EXERCISE BRIEF |
Set down word for word the lines running from the line with "What matplotlib code" to the line with "label='RespScore', clip_on=False, zorder=3)", ends included. Skip every picture.

☆ ☆ ☆ ☆ ☆ ☆ ☆

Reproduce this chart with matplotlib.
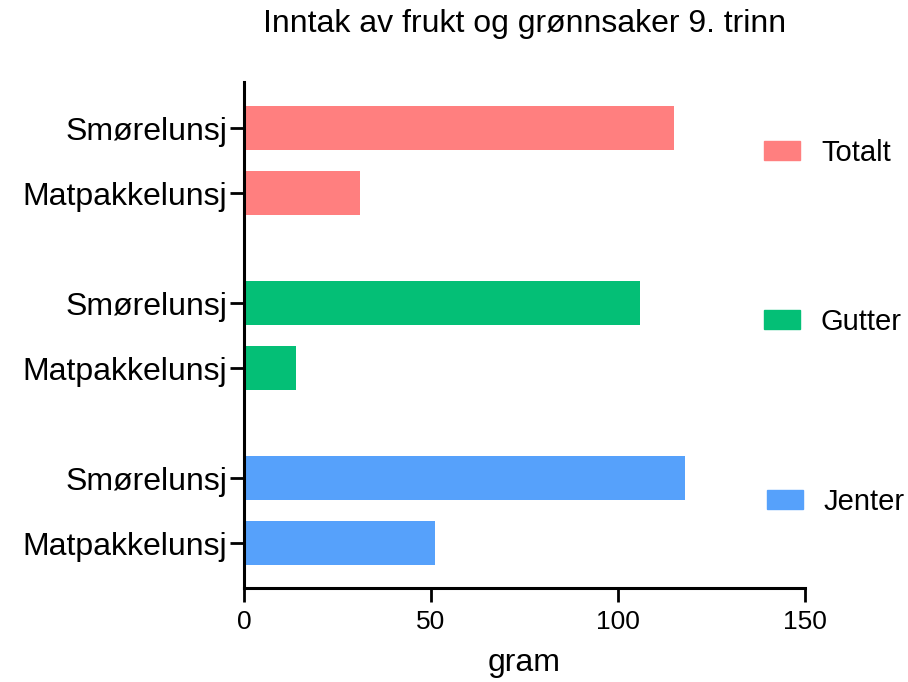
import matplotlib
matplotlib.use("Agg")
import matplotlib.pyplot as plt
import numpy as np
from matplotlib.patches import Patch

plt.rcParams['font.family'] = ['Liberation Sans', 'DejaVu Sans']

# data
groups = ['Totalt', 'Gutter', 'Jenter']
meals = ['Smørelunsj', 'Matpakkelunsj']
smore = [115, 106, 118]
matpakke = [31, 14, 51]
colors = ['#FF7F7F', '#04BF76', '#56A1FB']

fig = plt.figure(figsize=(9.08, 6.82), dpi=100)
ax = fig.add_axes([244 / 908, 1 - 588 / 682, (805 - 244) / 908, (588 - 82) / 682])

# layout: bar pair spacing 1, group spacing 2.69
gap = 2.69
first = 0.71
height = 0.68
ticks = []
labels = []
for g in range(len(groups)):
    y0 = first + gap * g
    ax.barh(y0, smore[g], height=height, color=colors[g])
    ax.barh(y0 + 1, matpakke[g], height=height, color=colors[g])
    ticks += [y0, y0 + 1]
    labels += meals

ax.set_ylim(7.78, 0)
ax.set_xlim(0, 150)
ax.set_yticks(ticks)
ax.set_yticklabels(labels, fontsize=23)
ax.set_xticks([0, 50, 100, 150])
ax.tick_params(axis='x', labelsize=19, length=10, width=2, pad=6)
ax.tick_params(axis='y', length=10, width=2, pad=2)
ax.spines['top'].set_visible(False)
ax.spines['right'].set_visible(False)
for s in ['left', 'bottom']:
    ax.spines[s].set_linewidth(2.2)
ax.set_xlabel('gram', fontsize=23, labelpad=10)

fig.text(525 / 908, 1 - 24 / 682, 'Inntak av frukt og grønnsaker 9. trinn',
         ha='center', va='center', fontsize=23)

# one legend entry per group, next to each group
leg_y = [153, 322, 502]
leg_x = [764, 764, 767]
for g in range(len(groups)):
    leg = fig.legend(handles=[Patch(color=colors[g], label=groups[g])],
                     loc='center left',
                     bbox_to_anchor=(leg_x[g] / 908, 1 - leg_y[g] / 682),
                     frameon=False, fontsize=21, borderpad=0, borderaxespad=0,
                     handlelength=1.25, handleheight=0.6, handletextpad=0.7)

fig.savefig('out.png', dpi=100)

☆ ☆ ☆ ☆ ☆ ☆ ☆

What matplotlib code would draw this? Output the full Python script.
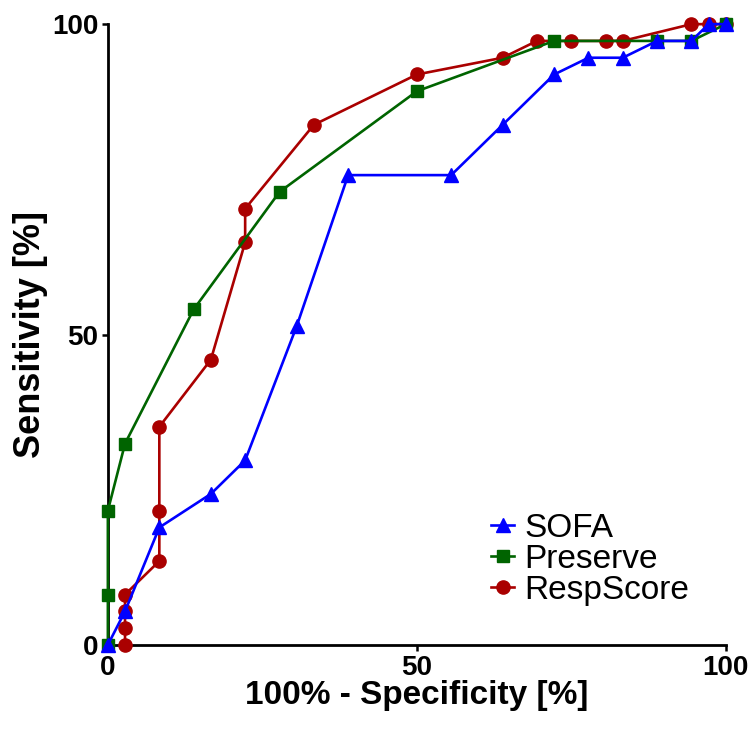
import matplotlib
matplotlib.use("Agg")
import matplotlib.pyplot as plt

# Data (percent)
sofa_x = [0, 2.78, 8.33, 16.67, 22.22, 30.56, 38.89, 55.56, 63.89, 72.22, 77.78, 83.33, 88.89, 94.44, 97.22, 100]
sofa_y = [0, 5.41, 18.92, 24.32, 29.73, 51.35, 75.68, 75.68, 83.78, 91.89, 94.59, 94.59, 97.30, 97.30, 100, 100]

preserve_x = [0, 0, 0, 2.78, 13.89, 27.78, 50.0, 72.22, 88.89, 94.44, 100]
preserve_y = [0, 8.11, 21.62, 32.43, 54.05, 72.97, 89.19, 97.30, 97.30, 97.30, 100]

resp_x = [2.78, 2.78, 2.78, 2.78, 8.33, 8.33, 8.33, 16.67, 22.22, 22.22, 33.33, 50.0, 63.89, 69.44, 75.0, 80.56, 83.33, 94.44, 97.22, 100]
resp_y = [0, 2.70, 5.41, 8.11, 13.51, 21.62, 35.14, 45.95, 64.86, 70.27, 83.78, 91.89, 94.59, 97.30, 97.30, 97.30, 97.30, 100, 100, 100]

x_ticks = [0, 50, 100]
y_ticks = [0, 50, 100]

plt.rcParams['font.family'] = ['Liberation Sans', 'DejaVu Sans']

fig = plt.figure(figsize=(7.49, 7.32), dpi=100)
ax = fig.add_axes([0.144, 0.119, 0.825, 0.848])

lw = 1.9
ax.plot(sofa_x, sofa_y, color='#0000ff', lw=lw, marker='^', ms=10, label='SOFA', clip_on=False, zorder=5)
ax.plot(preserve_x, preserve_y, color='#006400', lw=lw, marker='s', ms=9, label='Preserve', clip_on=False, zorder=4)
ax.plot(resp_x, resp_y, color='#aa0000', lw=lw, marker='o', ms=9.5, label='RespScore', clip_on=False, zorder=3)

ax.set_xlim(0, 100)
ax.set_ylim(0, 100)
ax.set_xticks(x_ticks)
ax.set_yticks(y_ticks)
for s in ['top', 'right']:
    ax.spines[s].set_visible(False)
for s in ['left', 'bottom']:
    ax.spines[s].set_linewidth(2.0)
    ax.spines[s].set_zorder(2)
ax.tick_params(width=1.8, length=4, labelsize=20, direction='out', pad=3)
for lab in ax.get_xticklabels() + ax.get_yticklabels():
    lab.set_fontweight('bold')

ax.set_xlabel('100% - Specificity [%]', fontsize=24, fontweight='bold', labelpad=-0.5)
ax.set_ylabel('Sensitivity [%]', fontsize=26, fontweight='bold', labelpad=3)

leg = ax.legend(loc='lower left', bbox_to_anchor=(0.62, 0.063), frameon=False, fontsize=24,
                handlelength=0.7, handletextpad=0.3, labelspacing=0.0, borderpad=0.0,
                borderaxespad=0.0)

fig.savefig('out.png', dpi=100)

☆ ☆ ☆ ☆ ☆ ☆ ☆

TASK ANSWER |
What matplotlib code would draw this? Output the full Python script.
import matplotlib
matplotlib.use("Agg")
import matplotlib.pyplot as plt

# Data (percent)
sofa_x = [0, 2.78, 8.33, 16.67, 22.22, 30.56, 38.89, 55.56, 63.89, 72.22, 77.78, 83.33, 88.89, 94.44, 97.22, 100]
sofa_y = [0, 5.41, 18.92, 24.32, 29.73, 51.35, 75.68, 75.68, 83.78, 91.89, 94.59, 94.59, 97.30, 97.30, 100, 100]

preserve_x = [0, 0, 0, 2.78, 13.89, 27.78, 50.0, 72.22, 88.89, 94.44, 100]
preserve_y = [0, 8.11, 21.62, 32.43, 54.05, 72.97, 89.19, 97.30, 97.30, 97.30, 100]

resp_x = [2.78, 2.78, 2.78, 2.78, 8.33, 8.33, 8.33, 16.67, 22.22, 22.22, 33.33, 50.0, 63.89, 69.44, 75.0, 80.56, 83.33, 94.44, 97.22, 100]
resp_y = [0, 2.70, 5.41, 8.11, 13.51, 21.62, 35.14, 45.95, 64.86, 70.27, 83.78, 91.89, 94.59, 97.30, 97.30, 97.30, 97.30, 100, 100, 100]

x_ticks = [0, 50, 100]
y_ticks = [0, 50, 100]

plt.rcParams['font.family'] = ['Liberation Sans', 'DejaVu Sans']

fig = plt.figure(figsize=(7.49, 7.32), dpi=100)
ax = fig.add_axes([0.144, 0.119, 0.825, 0.848])

lw = 1.9
ax.plot(sofa_x, sofa_y, color='#0000ff', lw=lw, marker='^', ms=10, label='SOFA', clip_on=False, zorder=5)
ax.plot(preserve_x, preserve_y, color='#006400', lw=lw, marker='s', ms=9, label='Preserve', clip_on=False, zorder=4)
ax.plot(resp_x, resp_y, color='#aa0000', lw=lw, marker='o', ms=9.5, label='RespScore', clip_on=False, zorder=3)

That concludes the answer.